# Data extract
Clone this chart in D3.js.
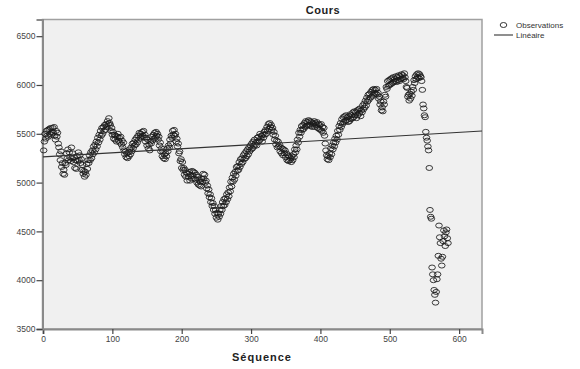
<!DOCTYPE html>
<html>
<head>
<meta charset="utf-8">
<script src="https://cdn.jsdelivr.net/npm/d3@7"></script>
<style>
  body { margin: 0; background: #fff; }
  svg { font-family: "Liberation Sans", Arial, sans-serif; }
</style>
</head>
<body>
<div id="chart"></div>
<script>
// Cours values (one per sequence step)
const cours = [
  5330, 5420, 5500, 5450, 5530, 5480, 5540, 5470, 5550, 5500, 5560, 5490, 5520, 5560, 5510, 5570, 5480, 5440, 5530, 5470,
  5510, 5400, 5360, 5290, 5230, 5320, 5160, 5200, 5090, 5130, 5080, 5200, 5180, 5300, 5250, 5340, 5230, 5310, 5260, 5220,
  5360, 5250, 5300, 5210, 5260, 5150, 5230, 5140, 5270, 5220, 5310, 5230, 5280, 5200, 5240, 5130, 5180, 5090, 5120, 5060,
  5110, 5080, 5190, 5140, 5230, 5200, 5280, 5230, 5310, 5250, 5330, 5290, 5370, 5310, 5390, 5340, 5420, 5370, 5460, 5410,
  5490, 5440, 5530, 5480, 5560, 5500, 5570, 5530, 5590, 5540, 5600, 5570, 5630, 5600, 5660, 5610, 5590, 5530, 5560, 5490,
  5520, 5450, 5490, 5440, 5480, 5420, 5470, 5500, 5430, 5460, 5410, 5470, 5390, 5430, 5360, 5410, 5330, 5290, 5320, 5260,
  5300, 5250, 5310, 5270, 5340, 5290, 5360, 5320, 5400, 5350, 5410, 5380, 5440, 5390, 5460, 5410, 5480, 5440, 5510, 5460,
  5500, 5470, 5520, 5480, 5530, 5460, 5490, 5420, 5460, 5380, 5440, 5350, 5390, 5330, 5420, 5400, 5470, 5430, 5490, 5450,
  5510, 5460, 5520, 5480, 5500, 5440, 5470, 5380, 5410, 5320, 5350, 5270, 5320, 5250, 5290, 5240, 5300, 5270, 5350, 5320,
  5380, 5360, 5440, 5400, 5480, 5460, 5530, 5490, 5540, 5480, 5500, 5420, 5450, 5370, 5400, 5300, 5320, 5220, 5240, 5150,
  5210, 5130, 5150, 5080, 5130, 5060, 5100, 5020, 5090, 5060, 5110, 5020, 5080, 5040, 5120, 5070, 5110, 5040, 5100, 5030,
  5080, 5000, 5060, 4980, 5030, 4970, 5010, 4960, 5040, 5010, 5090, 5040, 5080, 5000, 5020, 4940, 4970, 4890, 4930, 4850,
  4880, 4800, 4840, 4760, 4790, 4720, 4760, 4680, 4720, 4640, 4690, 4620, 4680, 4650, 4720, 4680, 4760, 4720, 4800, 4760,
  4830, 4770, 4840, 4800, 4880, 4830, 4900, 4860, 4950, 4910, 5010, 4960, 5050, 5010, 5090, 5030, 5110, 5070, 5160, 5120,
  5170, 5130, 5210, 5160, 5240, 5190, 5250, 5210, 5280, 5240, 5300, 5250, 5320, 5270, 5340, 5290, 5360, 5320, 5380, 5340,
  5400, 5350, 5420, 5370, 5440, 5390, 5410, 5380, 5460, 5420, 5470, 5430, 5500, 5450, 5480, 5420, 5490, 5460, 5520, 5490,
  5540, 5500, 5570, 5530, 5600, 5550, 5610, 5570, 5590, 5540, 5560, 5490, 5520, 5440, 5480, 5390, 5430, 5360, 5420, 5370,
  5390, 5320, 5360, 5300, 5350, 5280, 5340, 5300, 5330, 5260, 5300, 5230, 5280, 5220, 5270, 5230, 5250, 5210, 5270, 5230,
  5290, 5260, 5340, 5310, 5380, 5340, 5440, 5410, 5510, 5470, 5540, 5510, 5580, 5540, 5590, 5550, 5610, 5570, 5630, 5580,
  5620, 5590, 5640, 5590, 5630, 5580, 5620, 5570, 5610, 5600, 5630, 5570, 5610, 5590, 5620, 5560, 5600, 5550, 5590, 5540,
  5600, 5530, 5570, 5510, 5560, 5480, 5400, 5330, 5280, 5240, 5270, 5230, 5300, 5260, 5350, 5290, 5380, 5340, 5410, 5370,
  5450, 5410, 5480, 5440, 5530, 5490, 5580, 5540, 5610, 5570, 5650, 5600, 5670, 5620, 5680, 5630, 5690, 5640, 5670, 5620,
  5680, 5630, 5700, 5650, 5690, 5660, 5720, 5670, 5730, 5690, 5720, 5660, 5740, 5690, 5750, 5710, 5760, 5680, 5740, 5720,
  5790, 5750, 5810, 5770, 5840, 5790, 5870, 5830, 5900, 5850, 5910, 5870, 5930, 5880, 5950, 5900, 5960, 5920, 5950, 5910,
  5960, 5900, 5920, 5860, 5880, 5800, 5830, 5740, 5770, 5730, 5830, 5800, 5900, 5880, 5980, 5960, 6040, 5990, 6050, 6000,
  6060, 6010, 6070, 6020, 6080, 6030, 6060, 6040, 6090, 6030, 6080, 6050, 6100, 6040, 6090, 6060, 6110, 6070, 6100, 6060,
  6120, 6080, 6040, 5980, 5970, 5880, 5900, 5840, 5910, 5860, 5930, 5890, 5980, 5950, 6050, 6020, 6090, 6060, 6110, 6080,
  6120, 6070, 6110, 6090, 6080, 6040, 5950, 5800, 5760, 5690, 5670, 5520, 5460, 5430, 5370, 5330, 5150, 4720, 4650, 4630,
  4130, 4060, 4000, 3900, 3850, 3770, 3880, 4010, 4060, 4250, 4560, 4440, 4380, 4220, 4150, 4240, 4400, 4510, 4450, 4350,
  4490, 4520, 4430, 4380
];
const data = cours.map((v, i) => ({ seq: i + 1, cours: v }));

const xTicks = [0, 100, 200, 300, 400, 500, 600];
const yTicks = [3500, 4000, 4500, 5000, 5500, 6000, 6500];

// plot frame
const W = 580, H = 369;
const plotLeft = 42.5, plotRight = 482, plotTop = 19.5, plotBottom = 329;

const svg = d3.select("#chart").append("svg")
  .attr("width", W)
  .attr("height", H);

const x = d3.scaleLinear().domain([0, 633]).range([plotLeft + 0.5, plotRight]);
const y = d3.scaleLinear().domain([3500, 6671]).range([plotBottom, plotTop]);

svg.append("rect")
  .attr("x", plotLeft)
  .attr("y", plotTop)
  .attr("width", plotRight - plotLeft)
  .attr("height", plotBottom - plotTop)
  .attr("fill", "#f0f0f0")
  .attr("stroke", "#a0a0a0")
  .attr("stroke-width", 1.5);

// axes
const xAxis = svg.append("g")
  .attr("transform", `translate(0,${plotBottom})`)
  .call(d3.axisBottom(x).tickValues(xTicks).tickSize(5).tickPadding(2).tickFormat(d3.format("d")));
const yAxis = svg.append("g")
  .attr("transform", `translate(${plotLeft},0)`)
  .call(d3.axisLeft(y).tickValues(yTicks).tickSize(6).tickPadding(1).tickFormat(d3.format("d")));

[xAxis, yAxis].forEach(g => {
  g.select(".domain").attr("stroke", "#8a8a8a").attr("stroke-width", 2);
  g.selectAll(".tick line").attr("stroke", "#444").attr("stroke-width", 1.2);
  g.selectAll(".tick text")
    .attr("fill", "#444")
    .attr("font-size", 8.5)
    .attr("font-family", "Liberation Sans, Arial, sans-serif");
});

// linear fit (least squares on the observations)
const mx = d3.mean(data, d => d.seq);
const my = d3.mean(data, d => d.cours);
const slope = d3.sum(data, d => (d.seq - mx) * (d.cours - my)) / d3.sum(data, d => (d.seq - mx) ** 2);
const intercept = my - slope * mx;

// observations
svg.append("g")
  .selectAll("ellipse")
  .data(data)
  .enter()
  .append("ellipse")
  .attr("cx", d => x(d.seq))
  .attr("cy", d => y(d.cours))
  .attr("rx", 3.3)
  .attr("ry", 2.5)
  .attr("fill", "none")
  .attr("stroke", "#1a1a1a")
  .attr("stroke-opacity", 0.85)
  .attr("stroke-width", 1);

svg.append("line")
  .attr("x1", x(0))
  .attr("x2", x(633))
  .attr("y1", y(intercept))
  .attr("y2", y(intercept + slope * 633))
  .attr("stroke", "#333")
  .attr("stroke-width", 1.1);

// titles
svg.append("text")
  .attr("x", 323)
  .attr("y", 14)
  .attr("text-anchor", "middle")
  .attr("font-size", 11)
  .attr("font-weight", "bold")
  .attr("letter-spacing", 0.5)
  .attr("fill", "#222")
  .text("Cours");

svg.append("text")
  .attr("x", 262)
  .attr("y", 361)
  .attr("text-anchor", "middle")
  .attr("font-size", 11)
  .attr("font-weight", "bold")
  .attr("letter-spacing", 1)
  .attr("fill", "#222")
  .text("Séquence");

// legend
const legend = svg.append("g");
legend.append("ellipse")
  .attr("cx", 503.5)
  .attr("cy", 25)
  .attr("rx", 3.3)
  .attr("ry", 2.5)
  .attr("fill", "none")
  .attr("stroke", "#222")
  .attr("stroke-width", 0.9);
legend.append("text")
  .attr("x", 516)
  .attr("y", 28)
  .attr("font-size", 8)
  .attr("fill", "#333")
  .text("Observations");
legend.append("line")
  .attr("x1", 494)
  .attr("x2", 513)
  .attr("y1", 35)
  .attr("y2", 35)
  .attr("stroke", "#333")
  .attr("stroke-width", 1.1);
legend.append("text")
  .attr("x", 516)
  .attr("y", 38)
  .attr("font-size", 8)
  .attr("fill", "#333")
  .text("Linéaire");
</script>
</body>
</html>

# Stated problem
Look through the material above. Copy each line where the word "chart" appears.

# The solution
Clone this chart in D3.js.
<div id="chart"></div>
const svg = d3.select("#chart").append("svg")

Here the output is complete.